**Written exercise**
Reproduce the listing word for word, leaving every picture behind.

**Data excerpt**
>> START
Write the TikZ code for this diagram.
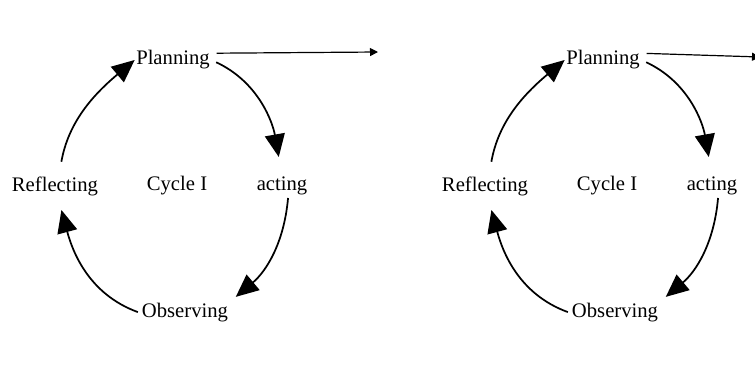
\documentclass[tikz,border=0pt]{standalone}
\usepackage{fontspec}
\setmainfont{Liberation Serif}
\usetikzlibrary{arrows.meta}
\begin{document}
\begin{tikzpicture}[x=.75pt, y=.75pt, font=\fontsize{15.5}{18}\selectfont,
  stage/.style={inner sep=1pt},
  turn/.style={-{Triangle[length=17pt,width=15pt]}, line width=1.3pt},
  next/.style={-{Triangle[length=6pt,width=6pt]}, line width=.9pt}]
\useasboundingbox (0,0) rectangle (755,365);
\clip (0,0) rectangle (755,365);
% first cycle
\node[stage](P1) at (173,305){Planning};
\node[stage](A1) at (282,179){acting};
\node[stage](O1) at (185,52){Observing};
\node[stage](R1) at (55,179){Reflecting};
\node[stage](C1) at (177,179){Cycle I};
\coordinate(E1) at (378,313);
\draw[turn, shorten <=4pt, shorten >=14pt](P1.east) to[out=-25, in=100] (A1.north);
\draw[turn, shorten <=1pt, shorten >=6pt](A1.-60) to[out=-95, in=40] (O1.north east);
\draw[turn, shorten <=2pt, shorten >=10pt](O1.west) to[out=160, in=-75] (R1.-75);
\draw[turn, shorten <=10pt](R1.70) to[out=80, in=220] (P1.west);
\draw[next, shorten <=4pt](P1.10)--(E1);
% second cycle
\begin{scope}[xshift=322.5pt]
\node[stage](P2) at (173,305){Planning};
\node[stage](A2) at (282,179){acting};
\node[stage](O2) at (185,52){Observing};
\node[stage](R2) at (55,179){Reflecting};
\node[stage](C2) at (177,179){Cycle I};
\coordinate(E2) at (330,308);
\draw[turn, shorten <=4pt, shorten >=14pt](P2.east) to[out=-25, in=100] (A2.north);
\draw[turn, shorten <=1pt, shorten >=6pt](A2.-60) to[out=-95, in=40] (O2.north east);
\draw[turn, shorten <=2pt, shorten >=10pt](O2.west) to[out=160, in=-75] (R2.-75);
\draw[turn, shorten <=10pt](R2.70) to[out=80, in=220] (P2.west);
\draw[next, shorten <=4pt](P2.10)--(E2);
\end{scope}
\end{tikzpicture}
\end{document}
>> END
**Full answer**
Write the TikZ code for this diagram.
\documentclass[tikz,border=0pt]{standalone}
\usepackage{fontspec}
\setmainfont{Liberation Serif}
\usetikzlibrary{arrows.meta}
\begin{document}
\begin{tikzpicture}[x=.75pt, y=.75pt, font=\fontsize{15.5}{18}\selectfont,
  stage/.style={inner sep=1pt},
  turn/.style={-{Triangle[length=17pt,width=15pt]}, line width=1.3pt},
  next/.style={-{Triangle[length=6pt,width=6pt]}, line width=.9pt}]
\useasboundingbox (0,0) rectangle (755,365);
\clip (0,0) rectangle (755,365);
% first cycle
\node[stage](P1) at (173,305){Planning};
\node[stage](A1) at (282,179){acting};
\node[stage](O1) at (185,52){Observing};
\node[stage](R1) at (55,179){Reflecting};
\node[stage](C1) at (177,179){Cycle I};
\coordinate(E1) at (378,313);
\draw[turn, shorten <=4pt, shorten >=14pt](P1.east) to[out=-25, in=100] (A1.north);
\draw[turn, shorten <=1pt, shorten >=6pt](A1.-60) to[out=-95, in=40] (O1.north east);
\draw[turn, shorten <=2pt, shorten >=10pt](O1.west) to[out=160, in=-75] (R1.-75);
\draw[turn, shorten <=10pt](R1.70) to[out=80, in=220] (P1.west);
\draw[next, shorten <=4pt](P1.10)--(E1);
% second cycle
\begin{scope}[xshift=322.5pt]
\node[stage](P2) at (173,305){Planning};
\node[stage](A2) at (282,179){acting};
\node[stage](O2) at (185,52){Observing};
\node[stage](R2) at (55,179){Reflecting};
\node[stage](C2) at (177,179){Cycle I};
\coordinate(E2) at (330,308);
\draw[turn, shorten <=4pt, shorten >=14pt](P2.east) to[out=-25, in=100] (A2.north);
\draw[turn, shorten <=1pt, shorten >=6pt](A2.-60) to[out=-95, in=40] (O2.north east);
\draw[turn, shorten <=2pt, shorten >=10pt](O2.west) to[out=160, in=-75] (R2.-75);
\draw[turn, shorten <=10pt](R2.70) to[out=80, in=220] (P2.west);
\draw[next, shorten <=4pt](P2.10)--(E2);
\end{scope}
\end{tikzpicture}
\end{document}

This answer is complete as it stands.